Thoughts
Good documentation respects the reader’s intelligence while acknowledging what they don’t know yet.
I didn’t always think this way. I used to assume that if I understood something, explaining it would be easy. But clarity doesn’t come from intelligence, it comes from empathy.
Writing for beginners without dumbing things down
When I write documentation, I start by asking: what’s the minimum viable mental model someone needs to be productive?
The goal isn’t to oversimplify. It’s to remove unnecessary cognitive load. I introduce that foundational model with the simplest possible example, then build complexity progressively. Each new concept builds on what came before.
This isn’t supposed to be handholding, it’s just a good pedagogy.
Progressive examples teach judgment, not just syntax
Most docs give you two things: a “hello world” example and a production-ready configuration. The gap between them is where real learning happens.
I try to show the progression: here’s the basic version, here’s why you might need more, here’s what that looks like. Walking readers through this journey teaches judgment, when to use what, and why.
Precision matters more than length
I’d rather have brief, accurate documentation than long, hand-wavy explanations. If I can’t explain something precisely, that’s a sign I don’t understand it well enough yet.
Precision doesn’t mean jargon. It means saying exactly what you mean and nothing else. Short sentences. Clear structure.

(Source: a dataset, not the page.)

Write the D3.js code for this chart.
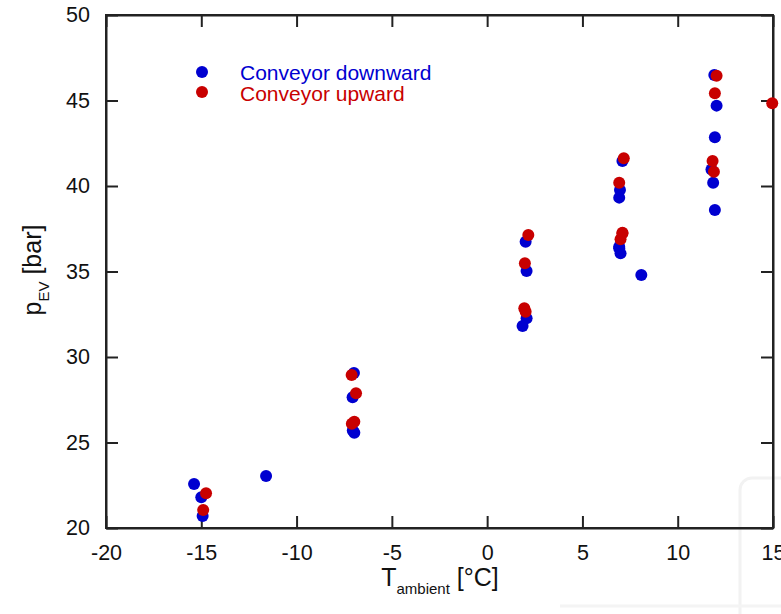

No filler.
Never promise what the code can’t deliver
Documentation should be honest. If a feature has limitations, say so upfront. If an API has rough edges, document them clearly.
Users will forgive missing features. They won’t forgive being misled.
Documentation as interface design
The way information is structured teaches users how to think about a system. Good docs don’t just describe features, they reveal the underlying model. They show how pieces fit together and why certain patterns exist.
When documentation is done well, users can predict behavior they’ve never seen documented because they understand the system’s logic.
This is how I approach every piece of documentation I write. Not as marketing, but as teaching. Not as a feature list, but as progressive revelation of how something works and why it matters.
And it’s not just documentation, it’s how I think about building software itself.